The problem with revolutions, and one of the reasons we so rarely see them, is that revolutions are inherently violent. This should come as no surprise. Every change, no matter how seemingly benign, destroys that which existed before it. Although all social change involves some level of violence, how we go about changing society affects the nature of that violence.
When we invoke social change through institutional change, this violence has consequences that go far beyond our intent. Take for example, clean energy tax incentives. It hardly seems violent to support planet-saving technologies. Nonetheless, these policies, no matter how valuable to society as a whole, no doubt inflict real violence on some. For example, as clean energy becomes more competitive, coal becomes less so. Because of this, coal-fired energy plants close down, and subsequently, the communities, whose livelihood depended on supporting that energy chain, lose not only their economic purpose but their social purpose as well.
The resulting poverty, purposelessness, and eventual decline into drug addiction and social decay that has followed is real. And this just speaks to the violence that we can predict. Every large-scale social change creates not only these predictable violent consequences, but many others that we could never have known. Imagine the inventor of the internal combustion engine’s dismay to find that his invention of a nearly limitless, mobile source of power would in less than 100 years cause the preconditions for massive and destructive climate change.
And these are the consequences of simple, incremental changes within a capitalist society. Can you imagine the violence that would occur if the foundations of such a system were changed? We don’t have to. When the Bolshiveks seized power in 1917, the violence wasn’t subtle or unpredictable. Those who represented or insisted on maintaining the previous social order were simply taken to the wall and executed.
That level of violence wasn’t arbitrary or because the revolution’s initiators were inherently violent people. Most were common laborers who were tired of not receiving the benefits of their labor. Those who possessed most of Russia’s wealth, however, weren’t going to turn it over to the people without a fight.
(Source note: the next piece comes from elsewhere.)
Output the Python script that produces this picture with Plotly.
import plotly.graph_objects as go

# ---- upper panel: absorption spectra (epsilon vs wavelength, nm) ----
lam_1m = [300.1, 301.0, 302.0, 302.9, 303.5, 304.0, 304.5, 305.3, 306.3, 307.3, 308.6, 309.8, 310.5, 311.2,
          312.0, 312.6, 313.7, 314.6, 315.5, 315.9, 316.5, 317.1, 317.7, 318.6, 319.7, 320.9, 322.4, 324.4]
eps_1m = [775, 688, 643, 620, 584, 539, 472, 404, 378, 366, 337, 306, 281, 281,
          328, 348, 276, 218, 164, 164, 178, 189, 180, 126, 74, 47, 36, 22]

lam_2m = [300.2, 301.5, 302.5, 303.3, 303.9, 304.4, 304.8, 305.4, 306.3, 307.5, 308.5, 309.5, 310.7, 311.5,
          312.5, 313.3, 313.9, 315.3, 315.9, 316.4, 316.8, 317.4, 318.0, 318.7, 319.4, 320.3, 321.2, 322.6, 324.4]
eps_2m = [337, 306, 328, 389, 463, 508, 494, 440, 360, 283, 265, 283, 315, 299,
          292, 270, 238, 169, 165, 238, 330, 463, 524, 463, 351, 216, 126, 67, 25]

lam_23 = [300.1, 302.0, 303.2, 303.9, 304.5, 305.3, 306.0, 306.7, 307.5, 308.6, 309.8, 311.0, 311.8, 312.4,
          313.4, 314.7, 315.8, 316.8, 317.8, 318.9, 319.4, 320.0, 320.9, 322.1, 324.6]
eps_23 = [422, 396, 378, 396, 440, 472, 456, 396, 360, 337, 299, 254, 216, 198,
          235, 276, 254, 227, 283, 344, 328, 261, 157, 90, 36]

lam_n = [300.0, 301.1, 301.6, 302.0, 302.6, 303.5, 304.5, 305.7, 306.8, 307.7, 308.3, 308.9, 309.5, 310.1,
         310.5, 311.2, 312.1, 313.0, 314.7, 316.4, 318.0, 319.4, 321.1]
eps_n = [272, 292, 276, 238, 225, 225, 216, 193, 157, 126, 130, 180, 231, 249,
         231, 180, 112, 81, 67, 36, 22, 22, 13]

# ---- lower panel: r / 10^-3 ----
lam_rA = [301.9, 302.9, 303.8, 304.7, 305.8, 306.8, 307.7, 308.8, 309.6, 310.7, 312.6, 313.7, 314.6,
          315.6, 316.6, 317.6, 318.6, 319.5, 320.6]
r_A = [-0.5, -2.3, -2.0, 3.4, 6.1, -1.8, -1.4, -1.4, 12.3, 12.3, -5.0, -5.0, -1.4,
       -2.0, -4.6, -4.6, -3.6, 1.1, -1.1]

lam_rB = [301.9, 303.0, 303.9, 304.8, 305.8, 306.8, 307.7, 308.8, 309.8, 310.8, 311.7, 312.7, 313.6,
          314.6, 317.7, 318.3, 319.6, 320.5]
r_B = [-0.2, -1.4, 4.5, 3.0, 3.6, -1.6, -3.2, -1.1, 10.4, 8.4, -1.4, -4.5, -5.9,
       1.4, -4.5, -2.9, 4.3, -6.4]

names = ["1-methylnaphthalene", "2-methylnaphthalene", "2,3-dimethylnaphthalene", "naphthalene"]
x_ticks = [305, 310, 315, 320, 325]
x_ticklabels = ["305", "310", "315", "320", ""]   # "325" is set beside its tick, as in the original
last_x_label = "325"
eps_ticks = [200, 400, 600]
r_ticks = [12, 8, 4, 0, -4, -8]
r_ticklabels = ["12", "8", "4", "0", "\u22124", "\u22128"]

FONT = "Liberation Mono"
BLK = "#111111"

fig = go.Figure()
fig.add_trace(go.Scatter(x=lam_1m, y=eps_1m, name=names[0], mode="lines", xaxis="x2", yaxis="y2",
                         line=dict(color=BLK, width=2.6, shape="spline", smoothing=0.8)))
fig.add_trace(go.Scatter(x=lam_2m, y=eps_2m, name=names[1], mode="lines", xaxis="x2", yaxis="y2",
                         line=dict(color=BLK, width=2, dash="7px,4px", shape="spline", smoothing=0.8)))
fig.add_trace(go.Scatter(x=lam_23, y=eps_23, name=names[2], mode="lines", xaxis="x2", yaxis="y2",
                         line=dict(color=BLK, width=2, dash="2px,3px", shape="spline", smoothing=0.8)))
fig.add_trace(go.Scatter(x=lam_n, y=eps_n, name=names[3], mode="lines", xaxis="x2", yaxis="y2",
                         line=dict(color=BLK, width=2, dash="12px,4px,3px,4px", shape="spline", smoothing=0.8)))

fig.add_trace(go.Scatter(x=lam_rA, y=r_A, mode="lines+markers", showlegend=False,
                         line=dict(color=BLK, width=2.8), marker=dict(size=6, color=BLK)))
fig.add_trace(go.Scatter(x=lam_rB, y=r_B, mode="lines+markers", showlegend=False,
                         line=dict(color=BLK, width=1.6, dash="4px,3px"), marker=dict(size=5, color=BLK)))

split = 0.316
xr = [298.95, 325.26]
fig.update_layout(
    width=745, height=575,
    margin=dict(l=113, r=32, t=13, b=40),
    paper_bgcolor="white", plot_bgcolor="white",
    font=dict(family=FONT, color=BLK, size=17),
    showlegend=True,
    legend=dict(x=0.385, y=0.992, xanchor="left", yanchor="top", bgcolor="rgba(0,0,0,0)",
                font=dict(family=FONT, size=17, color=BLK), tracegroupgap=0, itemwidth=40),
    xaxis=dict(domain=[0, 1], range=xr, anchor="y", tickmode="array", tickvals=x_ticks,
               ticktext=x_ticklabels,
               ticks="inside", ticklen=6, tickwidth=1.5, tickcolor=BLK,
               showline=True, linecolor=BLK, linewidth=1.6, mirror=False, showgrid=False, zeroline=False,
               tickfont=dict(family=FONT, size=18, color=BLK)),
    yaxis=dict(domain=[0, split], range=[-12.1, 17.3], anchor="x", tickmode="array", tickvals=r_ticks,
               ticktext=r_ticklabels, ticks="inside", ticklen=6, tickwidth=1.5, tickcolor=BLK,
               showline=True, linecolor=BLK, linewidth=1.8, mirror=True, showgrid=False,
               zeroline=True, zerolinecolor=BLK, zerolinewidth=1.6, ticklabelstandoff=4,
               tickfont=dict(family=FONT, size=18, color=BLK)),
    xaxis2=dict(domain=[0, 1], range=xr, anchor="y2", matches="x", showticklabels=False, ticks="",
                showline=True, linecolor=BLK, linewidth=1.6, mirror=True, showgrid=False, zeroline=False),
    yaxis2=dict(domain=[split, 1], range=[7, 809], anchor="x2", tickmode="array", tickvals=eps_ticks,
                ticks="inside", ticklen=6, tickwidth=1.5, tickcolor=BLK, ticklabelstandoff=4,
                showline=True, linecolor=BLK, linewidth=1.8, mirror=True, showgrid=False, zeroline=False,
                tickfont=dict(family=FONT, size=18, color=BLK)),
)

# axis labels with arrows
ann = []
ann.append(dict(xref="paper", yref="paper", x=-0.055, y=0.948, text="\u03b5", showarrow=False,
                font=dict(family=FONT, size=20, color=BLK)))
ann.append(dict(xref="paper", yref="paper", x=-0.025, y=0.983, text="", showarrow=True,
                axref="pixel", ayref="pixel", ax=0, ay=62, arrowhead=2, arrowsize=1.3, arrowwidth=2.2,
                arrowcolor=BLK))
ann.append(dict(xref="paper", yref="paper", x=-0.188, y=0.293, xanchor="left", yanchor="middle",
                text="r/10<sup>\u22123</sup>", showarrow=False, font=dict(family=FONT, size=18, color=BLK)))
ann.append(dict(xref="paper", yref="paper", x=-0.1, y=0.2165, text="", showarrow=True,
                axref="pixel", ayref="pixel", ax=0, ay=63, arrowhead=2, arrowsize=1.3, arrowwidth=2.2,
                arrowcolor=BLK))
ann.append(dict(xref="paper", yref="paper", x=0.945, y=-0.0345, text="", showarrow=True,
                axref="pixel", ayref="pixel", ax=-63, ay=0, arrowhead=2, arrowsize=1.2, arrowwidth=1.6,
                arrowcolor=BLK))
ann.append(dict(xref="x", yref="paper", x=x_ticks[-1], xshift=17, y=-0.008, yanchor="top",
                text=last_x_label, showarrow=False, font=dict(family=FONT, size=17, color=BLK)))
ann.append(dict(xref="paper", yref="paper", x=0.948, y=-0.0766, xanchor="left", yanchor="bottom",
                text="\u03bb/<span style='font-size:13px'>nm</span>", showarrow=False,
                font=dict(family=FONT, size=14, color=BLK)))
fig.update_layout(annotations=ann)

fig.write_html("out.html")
In other words, the violence of the Russian Revolution was necessary to impart the structural changes they sought.
A Thanatist revolution, like any revolution, wouldn’t be without violence either, but rather than the violence of an external force like the state, the violence inherent in Thanatism is a revolution of the individual mind. It comes not in the form of firing squads, but in the self-chosen destruction of one’s old ways of thinking. I’m not minimizing that violence–the destruction of a mind is a most violent human act. This kind of violence, however, though it can destroy a previous life as thoroughly as a bullet to the back of the head, doesn’t just destroy. Rather, the violence of conversion frees the mind to create the world anew.
So although all social change is violent, that which is the result of a spiritual revolution is entirely other than that of an institutional revolution. When institutions are destroyed, violence is inflicted upon individuals by society. When we experience a conversion of the mind, however, choosing that new mind is an act of freedom–not only because we can only experience true conversion by the free acceptance of our new core, but also because the destruction of our previous ways of thinking creates a new horizon that enables us as individuals, for the first time, to choose what we want society to become.